Date: 10/05/17 05:29 pm Title: Winning the Prize
I quite enjoyed the main plot of this story. Darien's transformation was very realistically created, which I enjoyed thoroughly, and therefore quite a turn away from "Bottoms Up", and the scenes are a lot calmer that "The Boss's Coffee", and made for good reading.
I'm not going to repeat any of my other comments on grammar, spelling and paragraphing. but only point out the new ones I've come across.
When Jaleh meets up with Andy there are some minor inconsistencies in the scenes towards the end, almost as the writer got hasty to finally bring the story to en end.
I did not enjoy the sudden 'spoiler' at the beginning of Chapter 16, you should leave all revelations for the Epilogue.
I enjoyed the pace of the plot development and the big question that gnawed at me from the beginning, "Ok Roxy, why're you doing all this, and why are you so resistant when it comes to intimacy." When she banged us with the sudden, "Ok I want a divorce" some sense came into her actions, but then her sudden change of heart created more confusion.

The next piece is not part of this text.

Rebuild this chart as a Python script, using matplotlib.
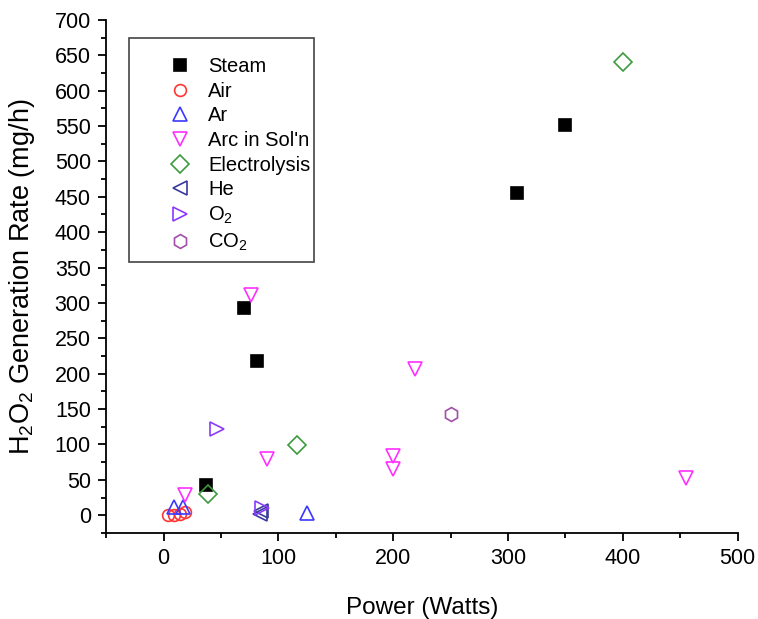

Well done.
I trust I'm going to enjoy your work tremendously. Keep it up.
Author's Response: Thanks so much. This was an earlier story and I look forward to hearing what you think about more recent ones.
Date: 05/06/16 02:03 pm Title: Winning the Prize
There are a couple of grammatical issues that pulled me out of a moment, but you did a good job of capturing the voice of Jaleh. Nicely done.
Author's Response: So frustrating when I find those! I proof twice but sometimes miss typos, wrong auto-corrects or missed words. Hopefully, it doesn't happen too often! Glad you liked it.